BPA trading room Q&A: June 17, 2015
I bought the 36 low going for a two-point scalp, using a five-point stop. Planning to scale in two points lower. I ended up and exited at the 41 close. Can you comment on this and review your trades?
Video duration: 5min 48sec
Trade management: Scaling in, gaps, and stops
Bought the 36 low, added on two points lower, then got out on the 41 close. I think all of that is okay. My only thought about that is the one that I said. Whenever the market is still forming gaps going down – for example, 29 high gap, 23 low, right? As long as it’s forming gaps, I think the probability of a successful buy at a new low is much less than if the gaps close. So if 29 went above the 12 low, then I think scaling in below 28, or below 36, or below 34, had a better chance of success.
And what about the idea of a four-point stop or a five-point stop? Well, there’s some magic number, right? The wider the stop, the less likely you get stopped out. So if you use a 10-point stop and scale in, you would have done great. And a four or five-point stop normally is enough, but you just never know.
To me, I’m just a little cautious about buying below bars until the gaps are starting to close, and so that would be my only concern about that trade. Otherwise, buying the 36 low, adding on two points lower using a five-point stop usually is okay.
Size of breakouts
Another way to look at it is in terms of size of breakouts. Breakouts should be getting smaller, okay? So this low to that low. And let’s check the next breakout. That low to this low, the breakouts are getting smaller. But then look down here; the breakout got bigger again. That is usually not what happens. But it’s an FOMC day.
A lot of traders thought just like I just said, that breakouts should be getting smaller, so they felt good about buying below 34, but they were all weak traders who were going to get stopped out, and you were one of them. And that’s what I was saying down here, that those scale-in bulls are all gone. This would be enough to flush them out. It’s a bigger breakout than the prior breakouts.
On the other hand, strong bulls will buy, and strong bears will no longer sell. I think the strong bears see the consecutive sell climaxes, the wedge, a lot of two-sided trading, a big report coming up soon. I don’t see the bears selling down there.
So, in hindsight, four-point stop, five-point stop, usually reasonable. So it should have worked, but today was an example of a day that it did not, and I think it did not because gaps did not close: 29 high, open gap on 36 high, open gap. Yes, the gap is a little bit small. I don’t know if the gap is getting smaller. But anyway, that is my concern.
Al’s trades review
In terms of scalping early on, what did I do? I sold the 3 high. I sold below 6, got out breakeven. I sold below 19. I sold right before the 24 close. I sold the 25 high. And got out of my last position somewhere down here, and I missed this. I bought the 43 low, and that was my last trade before the FOMC report.

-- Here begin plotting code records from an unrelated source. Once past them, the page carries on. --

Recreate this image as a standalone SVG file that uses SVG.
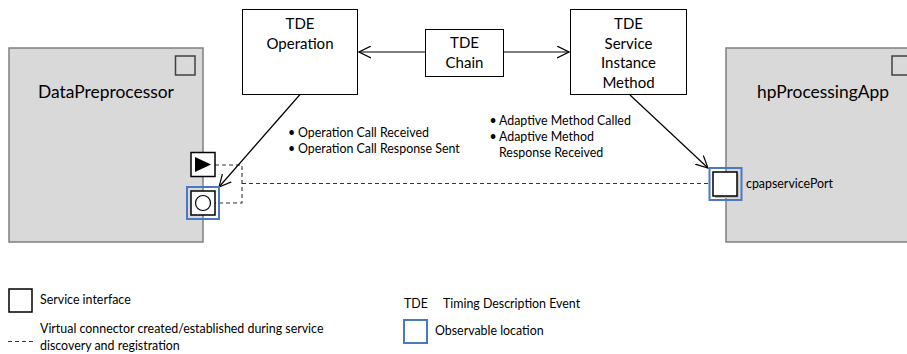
<svg xmlns="http://www.w3.org/2000/svg" width="907" height="354" viewBox="0 0 907 354">
<style>
text { font-family: Lato, "Open Sans", "Liberation Sans", sans-serif; fill: #000; }
.big { font-size: 17.4px; text-anchor: middle; }
.tde { font-size: 15px; text-anchor: middle; }
.sm { font-size: 12.4px; }
.comp { fill: #d9d9d9; stroke: #7f7f7f; stroke-width: 1.5; }
.icon { fill: none; stroke: #404040; stroke-width: 1.5; }
.box { fill: #fff; stroke: #000; stroke-width: 1; }
.port { fill: #fff; stroke: #000; stroke-width: 1.5; }
.obs { fill: none; stroke: #4a78c6; stroke-width: 2; }
.dash { fill: none; stroke: #333; stroke-width: 1.1; stroke-dasharray: 4 3; }
.arr { fill: none; stroke: #000; stroke-width: 1.2; marker-end: url(#open); }
</style>
<defs>
<marker id="open" viewBox="0 0 13 13" refX="12" refY="6.5" markerWidth="13" markerHeight="13" markerUnits="userSpaceOnUse" orient="auto">
<path d="M0,0.5 L12,6.5 L0,12.5" fill="none" stroke="#000" stroke-width="1.2"/>
</marker>
</defs>

<g id="DataPreprocessor">
<rect class="comp" x="9" y="48" width="194" height="194"/>
<rect class="icon" x="175.5" y="56" width="19.5" height="19"/>
<text class="big" x="106" y="98">DataPreprocessor</text>
</g>

<g id="hpProcessingApp">
<rect class="comp" x="726" y="48" width="194" height="194"/>
<rect class="icon" x="892" y="56" width="19.5" height="19"/>
<text class="big" x="823" y="98">hpProcessingApp</text>
</g>

<g id="connectors">
<polyline class="dash" points="215,165 242,165 242,203 215,203"/>
<line class="dash" x1="242" y1="183.5" x2="710" y2="183.5"/>
<line class="arr" x1="425" y1="52" x2="359" y2="52"/>
<line class="arr" x1="503" y1="52" x2="569" y2="52"/>
<line class="arr" x1="300" y1="94.5" x2="219" y2="187"/>
<line class="arr" x1="630" y1="95" x2="708" y2="168"/>
</g>

<g id="port-provide">
<rect class="port" x="191" y="152.5" width="24" height="24"/>
<path d="M195,157 L211,164.5 L195,172 Z" fill="#000"/>
</g>

<g id="port-require">
<rect class="port" x="191" y="191" width="24" height="24"/>
<circle cx="203" cy="203" r="7.5" fill="#fff" stroke="#000" stroke-width="1.2"/>
<rect class="obs" x="187" y="187" width="32" height="32"/>
</g>

<g id="cpapservicePort">
<rect x="715" y="174" width="24" height="24" fill="#bfbfbf"/>
<rect class="port" x="713" y="172" width="24" height="24"/>
<rect class="obs" x="709.5" y="168" width="32" height="32"/>
<text class="sm" x="746" y="188">cpapservicePort</text>
</g>

<g id="TDE-Operation">
<rect class="box" x="242.5" y="9.5" width="115" height="85"/>
<text class="tde" x="300" y="29">TDE</text>
<text class="tde" x="300" y="49">Operation</text>
</g>

<g id="TDE-Chain">
<rect class="box" x="425.5" y="29.5" width="78" height="47"/>
<text class="tde" x="464.5" y="48">TDE</text>
<text class="tde" x="464.5" y="68">Chain</text>
</g>

<g id="TDE-ServiceInstanceMethod">
<rect class="box" x="570.5" y="9.5" width="116" height="85"/>
<text class="tde" x="628.5" y="29">TDE</text>
<text class="tde" x="628.5" y="48.5">Service</text>
<text class="tde" x="628.5" y="68">Instance</text>
<text class="tde" x="628.5" y="87.5">Method</text>
</g>

<g id="op-events">
<text class="sm" x="288" y="137">•</text>
<text class="sm" x="298" y="137">Operation Call Received</text>
<text class="sm" x="288" y="153">•</text>
<text class="sm" x="298" y="153">Operation Call Response Sent</text>
</g>

<g id="method-events">
<text class="sm" x="489.5" y="124.5">•</text>
<text class="sm" x="499" y="124.5">Adaptive Method Called</text>
<text class="sm" x="489.5" y="140.5">•</text>
<text class="sm" x="499" y="140.5">Adaptive Method</text>
<text class="sm" x="499" y="156.5">Response Received</text>
</g>

<g id="legend">
<rect class="port" x="9" y="289" width="23" height="23"/>
<text class="sm" x="40" y="304">Service interface</text>
<line class="dash" x1="8" y1="341.5" x2="33" y2="341.5"/>
<text class="sm" x="40" y="333">Virtual connector created/established during service</text>
<text class="sm" x="40" y="350">discovery and registration</text>
<text class="sm" x="404" y="308">TDE</text>
<text class="sm" x="443" y="308">Timing Description Event</text>
<rect class="obs" x="404" y="320" width="23" height="23"/>
<text class="sm" x="435" y="335">Observable location</text>
</g>
</svg>
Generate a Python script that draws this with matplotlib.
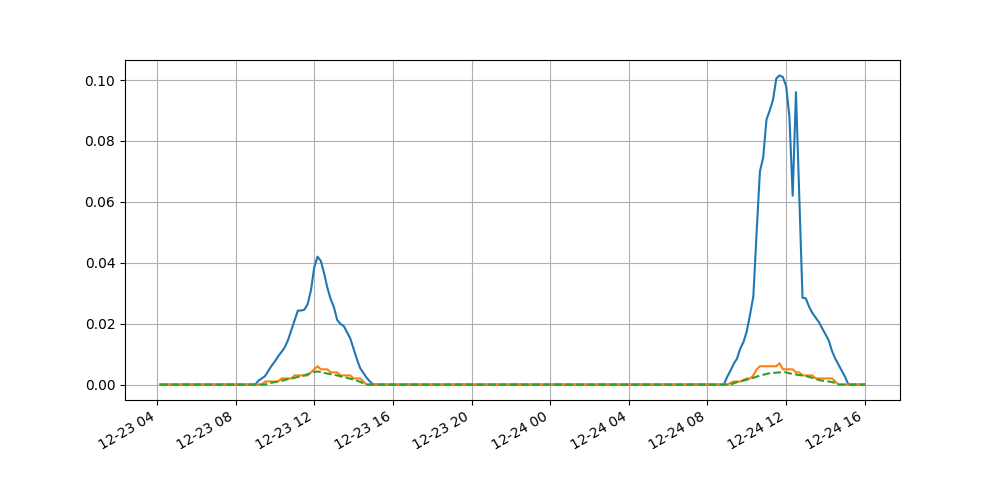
import numpy as np
import pandas as pd
import matplotlib
matplotlib.use('Agg')
import matplotlib.pyplot as plt
import matplotlib.dates as mdates

# 10 minute samples, 12-23 04:10 -> 12-24 16:00
t_start = "2023-12-23 04:10"
t_end = "2023-12-24 16:00"

# non-zero stretches of each series (start time, values every 10 min)
blue_day1_start = "2023-12-23 09:00"
blue_day1 = [0.0, 0.0013, 0.002, 0.0028, 0.0045, 0.0062, 0.0076, 0.0093, 0.0107, 0.0122,
             0.0146, 0.0178, 0.0211, 0.0243, 0.0243, 0.0246, 0.0264, 0.031, 0.0385, 0.042,
             0.0406, 0.0366, 0.0318, 0.0281, 0.0254, 0.0212, 0.0199, 0.0192, 0.0172, 0.0151,
             0.0117, 0.0084, 0.0054, 0.0038, 0.0022, 0.001, 0.0]
blue_day2_start = "2023-12-24 08:50"
blue_day2 = [0.0, 0.0025, 0.0045, 0.0068, 0.0085, 0.0118, 0.014, 0.0175, 0.023, 0.029,
             0.05, 0.07, 0.0745, 0.087, 0.09, 0.0935, 0.1005, 0.1015, 0.101, 0.098,
             0.088, 0.062, 0.096, 0.062, 0.0285, 0.0283, 0.0256, 0.0235, 0.022, 0.0205,
             0.0185, 0.0165, 0.0145, 0.011, 0.0085, 0.0065, 0.0045, 0.0025, 0.0]

orange_day1_start = "2023-12-23 09:20"
orange_day1 = [0.0, 0.001, 0.001, 0.001, 0.001, 0.001, 0.002, 0.002, 0.002, 0.002,
               0.003, 0.003, 0.003, 0.003, 0.003, 0.004, 0.005, 0.006, 0.005, 0.005,
               0.005, 0.004, 0.004, 0.004, 0.003, 0.003, 0.003, 0.003, 0.002, 0.002,
               0.002, 0.001, 0.0]
orange_day2_start = "2023-12-24 09:00"
orange_day2 = [0.0, 0.0005, 0.001, 0.001, 0.001, 0.0015, 0.002, 0.002, 0.003, 0.005,
               0.006, 0.006, 0.006, 0.006, 0.006, 0.006, 0.007, 0.005, 0.005, 0.005,
               0.005, 0.004, 0.004, 0.003, 0.003, 0.003, 0.003, 0.002, 0.002, 0.002,
               0.002, 0.002, 0.002, 0.001, 0.0]

green_day1_start = "2023-12-23 09:30"
green_day1 = [0.0, 0.0004, 0.0006, 0.0008, 0.001, 0.0012, 0.0015, 0.0018, 0.002, 0.0022,
              0.0025, 0.0027, 0.003, 0.0034, 0.0038, 0.0041, 0.0043, 0.0041, 0.0038, 0.0036,
              0.0034, 0.0032, 0.003, 0.0027, 0.0024, 0.0022, 0.0019, 0.0016, 0.0013, 0.0009,
              0.0004, 0.0]
green_day2_start = "2023-12-24 09:10"
green_day2 = [0.0, 0.0004, 0.0008, 0.001, 0.0013, 0.0016, 0.0019, 0.0022, 0.0026, 0.0029,
              0.0032, 0.0035, 0.0037, 0.0038, 0.0039, 0.004, 0.0041, 0.004, 0.0037, 0.0034,
              0.0033, 0.0031, 0.003, 0.0028, 0.0025, 0.0022, 0.0018, 0.0015, 0.0013, 0.0011,
              0.001, 0.0008, 0.0005, 0.0]

t_index = pd.date_range(t_start, t_end, freq="10min")


def build_series(segments):
    '''Zero baseline with the read-off stretches put in place.'''
    s = pd.Series(0.0, index=t_index)
    for start, vals in segments:
        idx = pd.date_range(start, periods=len(vals), freq="10min")
        s[idx] = vals
    return s


blue = build_series([(blue_day1_start, blue_day1), (blue_day2_start, blue_day2)])
orange = build_series([(orange_day1_start, orange_day1), (orange_day2_start, orange_day2)])
green = build_series([(green_day1_start, green_day1), (green_day2_start, green_day2)])

fig, ax = plt.subplots(figsize=(10, 5), dpi=100)
ax.plot(t_index, blue.values, '-', color='C0')
ax.plot(t_index, orange.values, '-', color='C1')
ax.plot(t_index, green.values, '--', color='C2')

ax.xaxis.set_major_locator(mdates.HourLocator(byhour=range(0, 24, 4)))
ax.xaxis.set_major_formatter(mdates.DateFormatter('%m-%d %H'))
ax.grid(True)
fig.autofmt_xdate()

plt.savefig("out.png")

I bought 55 as it went up. I bought 60 as it went up. I placed a limit order to buy here too late and did not get filled. It went down, I placed the order, by the time I had my order placed, I did not get filled. And it went up, and I ended up buying late – I think at the end of 61.
I did end up selling up here, but I only got out with one point, which was dumb. But that happens. And then I did not trade here. And then I traded the Dollar Yen on the report also.
Follow up question on stops
Last week you discussed proper stop management using the ES chart on June 11th as your reference. In your book, Trading Price Action Trading Ranges, you talk about initial stops just beyond the signal bar. Can you use a different stop strategy? Can you elaborate on the subject?
In general, if a trader is buying a reversal, like “Here’s a possible reversal,” a good location for a stop is below the bar, right? So if you buy above that, protect your stop one tick below. On the other hand, if you think you might be in a trading range and you think that the market might have one more leg down, and if you’re able to trade bigger, you can, instead of getting stopped out there, buy small above 10, buy more at the 10 low and use a wider stop down here, thinking that if we do fall below 10, um, we will reverse up. And that happened, last week, Monday. Maybe this was it.
Typically, in a situation like this, when I think we’re going to reverse up, I’ll buy above 4 and I’ll buy more at the 4 low. And on this particular day, I did not. I bought above four and put a stop below the 4 low, and then ended up buying again over here. I think both are mathematically acceptable. I think most traders, in general, if they buy, they should put a stop below their signal bar if they’re buying a reversal. So if you buy above 4, you stop out below 4. You buy above 13, you stop below 13.
However, if you’re pretty confident about your read and you’re able to use a wide enough stop and trade small enough, you can do the opposite. Instead of buying above 4—stop below 4, you buy above 4, you buy more below 4, and use a wide stop.